Looking Into The Past That Is The Present
I bought a copy of Goodnight And Good Luck after seeing many ads in my feed for the play coming to Broadway starring George Clooney as Edward R. Murrow.
Tonight I could only watch maybe the first half of it.
It’s filmed in black and white, and the photography is not only first class, but I think it deliberately harkens back to the film styles of the mid 1950s. Certainly the detail in the clothing, furnishings, technology, and that practically every male in the cast is smoking, or at least holding a cigarette, makes you believe you are looking through a magic screen into the past. The filmmakers recreated that 1950s atmosphere with careful attention to detail.
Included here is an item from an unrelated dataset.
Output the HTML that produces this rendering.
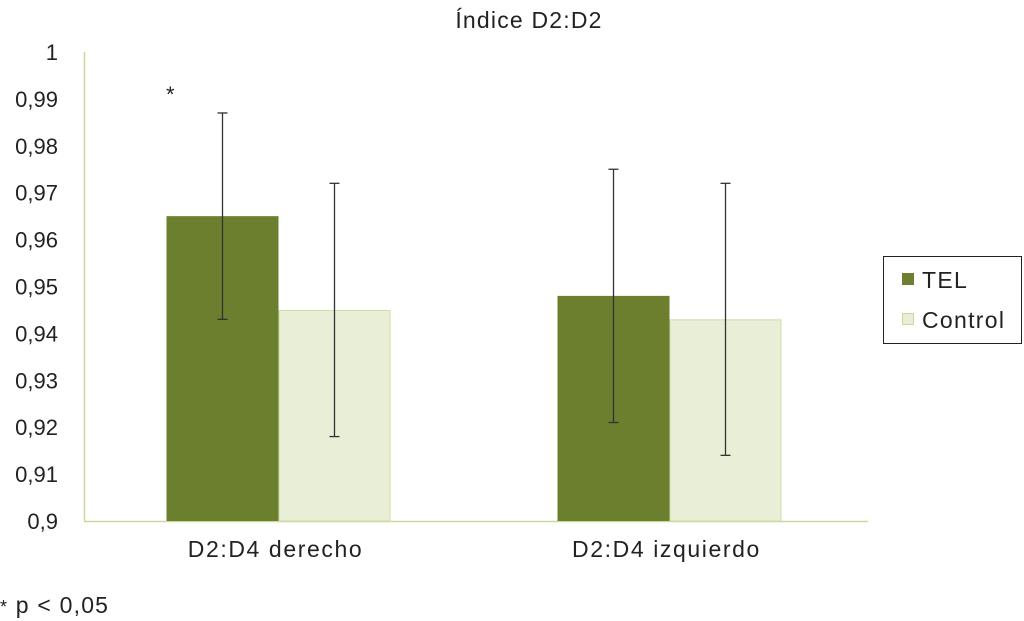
<!DOCTYPE html>
<html><head><meta charset="utf-8"><style>
html,body{margin:0;padding:0;background:#fff;}
svg{display:block;font-family:"Liberation Sans",Arial,sans-serif;}
</style></head><body>
<svg id="chart" width="1024" height="621" viewBox="0 0 1024 621">
<text x="529" y="28" font-size="23" letter-spacing="1.2" text-anchor="middle" fill="#222">Índice D2:D2</text>
<g id="yaxis"></g>
<g id="bars"></g>
<g id="errs"></g>
<text x="166" y="102" font-size="22" fill="#222">*</text>
<g>
<rect x="883.5" y="256.5" width="138" height="87" fill="#fff" stroke="#222" stroke-width="1"/>
<g>
<rect x="902" y="273" width="12" height="12" fill="#6b7f2e"/>
<text x="922" y="288" font-size="23" letter-spacing="1.3" fill="#222">TEL</text></g>
<g>
<rect x="902.5" y="313.5" width="11" height="11" fill="#e9eed7" stroke="#c9d99a"/>
<text x="922" y="328" font-size="23" letter-spacing="1.3" fill="#222">Control</text></g>
</g>
<text x="0" y="613" font-size="23" letter-spacing="1.2" fill="#222"><tspan font-size="18">*</tspan> p &lt; 0,05</text>
</svg>
<script>
const categories = ["D2:D4 derecho", "D2:D4 izquierdo"];
const telValues = [0.965, 0.948];
const controlValues = [0.945, 0.943];
const telLow = [0.943, 0.921];
const telHigh = [0.987, 0.975];
const controlLow = [0.918, 0.914];
const controlHigh = [0.972, 0.972];
const yTicks = [0.9,0.91,0.92,0.93,0.94,0.95,0.96,0.97,0.98,0.99,1];
const yTickLabels = ["0,9","0,91","0,92","0,93","0,94","0,95","0,96","0,97","0,98","0,99","1"];

const NS="http://www.w3.org/2000/svg";
const y0=521, y1=52, vmin=0.9, vmax=1;
const yScale=v=>y0-(v-vmin)/(vmax-vmin)*(y0-y1);
const axisX=84, plotRight=868, groupStart=83, groupW=391, barW=112;
function mk(tag,attrs,parent){const e=document.createElementNS(NS,tag);for(const k in attrs)e.setAttribute(k,attrs[k]);parent.appendChild(e);return e;}
const ya=document.getElementById('yaxis');
const axl=mk('line',{x1:axisX+0.5,x2:axisX+0.5,y1:y1,y2:y0,stroke:'#c9d99a','stroke-width':1.5},ya);


const bl=mk('line',{x1:axisX,x2:plotRight,y1:y0+0.5,y2:y0+0.5,stroke:'#c9d99a','stroke-width':1.5},ya);


yTicks.forEach((t,i)=>{
  const tl=mk('text',{x:58,y:yScale(t)+8,'font-size':22,'text-anchor':'end',fill:'#222'},ya);
  tl.textContent=yTickLabels[i];
  
  
});
const bars=document.getElementById('bars'), errs=document.getElementById('errs');
function err(cx,lo,hi){
  const g=mk('g',{stroke:'#333','stroke-width':1.3},errs);
  
  
  mk('line',{x1:cx,x2:cx,y1:yScale(hi),y2:yScale(lo)},g);
  mk('line',{x1:cx-5,x2:cx+5,y1:yScale(hi),y2:yScale(hi)},g);
  mk('line',{x1:cx-5,x2:cx+5,y1:yScale(lo),y2:yScale(lo)},g);
}
categories.forEach((c,i)=>{
  const gc=groupStart+groupW*(i+0.5);
  const xt=gc-barW, xc=gc;
  const b1=mk('rect',{x:xt,y:yScale(telValues[i]),width:barW,height:y0-yScale(telValues[i]),fill:'#6b7f2e'},bars);
  
  
  const b2=mk('rect',{x:xc+0.5,y:yScale(controlValues[i])+0.5,width:barW-1,height:y0-yScale(controlValues[i])-0.5,fill:'#e9eed7',stroke:'#cfdca6'},bars);
  
  
  err(xt+barW/2,telLow[i],telHigh[i]);
  err(xc+barW/2,controlLow[i],controlHigh[i]);
  const lab=mk('text',{x:gc-3,y:557,'font-size':23,'letter-spacing':1.6,'text-anchor':'middle',fill:'#222'},bars);
  lab.textContent=c;
  
  
});
</script>
</body></html>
The movie, and the broadway play, is summarized as the battle between Murrow and Senator Joe McCarthy. But what hits you in the face watching the beginning of it is the environment of the Red Scare. There’s a story at the beginning Murrow reports on, concerning a young airforce man who was convicted of being a subversive on the basis of that being defined as anyone who maintained a close relationship with a communist whether or not they were one themselves. The man was convicted on the basis of sealed documents that neither he, nor his lawyer, nor the presiding judges were allowed to look at. This, in the movie, is Murrow’s first strike at what America was becoming during the Red Scare.
Which was also a Lavender Scare. There’s a scene in the first half of Murrow hosting his Person To Person show. Murrow is interviewing, via television link (that was the show’s hook), to Liberace in his Hollywood home. Murrow’s questions to him are later shown in the cue cards a tech is holding off camera, which tells us they were scripted in advance, and these are not casual conversations between Murrow and his guests they are made to appear. Murrow asks Liberace if he’s planning on getting married soon. Liberace gives him the standard boilerplate about waiting for that perfect mate. Afterward, as the lights in the studio are turned off, Murrow sits alone with a cigarette looking very unhappy at what he had just done.
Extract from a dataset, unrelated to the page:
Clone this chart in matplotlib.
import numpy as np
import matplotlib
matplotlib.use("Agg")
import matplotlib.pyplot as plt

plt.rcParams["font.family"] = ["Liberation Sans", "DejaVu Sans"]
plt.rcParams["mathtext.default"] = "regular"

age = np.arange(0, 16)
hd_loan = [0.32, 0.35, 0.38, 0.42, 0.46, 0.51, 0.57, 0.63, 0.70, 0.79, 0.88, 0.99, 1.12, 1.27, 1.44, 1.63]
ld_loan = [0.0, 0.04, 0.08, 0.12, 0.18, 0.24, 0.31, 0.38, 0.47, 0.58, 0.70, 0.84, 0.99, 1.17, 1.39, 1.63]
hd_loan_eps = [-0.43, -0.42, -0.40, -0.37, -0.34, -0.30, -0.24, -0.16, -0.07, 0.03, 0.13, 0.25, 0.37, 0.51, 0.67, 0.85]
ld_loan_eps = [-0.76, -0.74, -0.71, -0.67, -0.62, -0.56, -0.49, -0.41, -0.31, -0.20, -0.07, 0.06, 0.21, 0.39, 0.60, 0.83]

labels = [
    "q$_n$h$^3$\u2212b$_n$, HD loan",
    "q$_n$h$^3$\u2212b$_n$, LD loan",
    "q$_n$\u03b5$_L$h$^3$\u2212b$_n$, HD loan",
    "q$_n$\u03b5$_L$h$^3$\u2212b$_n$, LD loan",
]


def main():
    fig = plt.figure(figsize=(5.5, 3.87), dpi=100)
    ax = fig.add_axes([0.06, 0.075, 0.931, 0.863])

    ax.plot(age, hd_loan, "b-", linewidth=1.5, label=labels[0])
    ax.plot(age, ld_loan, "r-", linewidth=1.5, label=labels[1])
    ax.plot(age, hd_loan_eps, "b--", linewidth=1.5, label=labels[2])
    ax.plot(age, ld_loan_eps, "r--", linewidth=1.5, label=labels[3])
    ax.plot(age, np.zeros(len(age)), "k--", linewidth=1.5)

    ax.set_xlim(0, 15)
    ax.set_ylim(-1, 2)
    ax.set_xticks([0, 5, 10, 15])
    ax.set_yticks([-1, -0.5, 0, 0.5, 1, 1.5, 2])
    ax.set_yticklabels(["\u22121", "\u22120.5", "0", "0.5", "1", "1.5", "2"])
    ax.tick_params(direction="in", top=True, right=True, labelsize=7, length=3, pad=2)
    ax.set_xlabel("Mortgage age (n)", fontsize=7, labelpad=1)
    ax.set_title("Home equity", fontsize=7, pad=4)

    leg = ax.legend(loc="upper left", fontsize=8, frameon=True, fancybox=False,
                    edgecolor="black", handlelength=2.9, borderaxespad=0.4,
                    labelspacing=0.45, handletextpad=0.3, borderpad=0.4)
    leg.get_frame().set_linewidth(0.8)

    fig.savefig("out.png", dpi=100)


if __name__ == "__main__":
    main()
Before the See It Now broadcast about the young airforce man, two colonels show up in the office of Fred Friendly to basically tell him to scrap the story. We know things you don’t about this, how dare you question our findings. Friendly stands his ground. What findings? Who is making the accusations? How reliable is this source? But the tension in the air is palpable. The military is telling a news broadcaster not to air a story, just on their say-so.
And all for case that turns on a rule that says you are to be considered a subversive if you maintain a close relationship to a communist. It was his father and his sister, and the accusation wasn’t they were communists, but communist sympathisers. The Air Force told him he had to denounce them both. And he wouldn’t. So he was convicted of being a subversive himself.
Later, after some McCarthy hearings CBS was covering, Friendly is given a packet by a creepy man somewhere in the Capitol (who I suspect was supposed to represent Roy Cohn but I didn’t catch the name Friendly says). The packet allegedly contains proof that Murrow is a communist. Friendly walks away in disgust but asks if he can keep the packet. “Sure,” says the creep with a smile, “I’ve made copies.”
Shortly after that scene I had to turn it off. I’ll probably get back to it tomorrow, but I was thinking maybe I should have watched After The Thin Man instead. It was too much like what we are living through now, and that was the early to mid 1950s.
A criticism often leveled at the movie after it came out was that its portrayal of McCarthy was too over the top…not knowing that the clips of McCarthy used in it are actual news footage from those events.
McCarthy’s sidekick during his red baiting capitol hearings was Roy Cohn. And Roy Cohn is, so I’m told, the man who taught Donald Trump everything about how to make the legal system turn against itself rather than you, and how to make powerful people afraid of you. It’s not just a likeness between then and now, it’s a bloodline.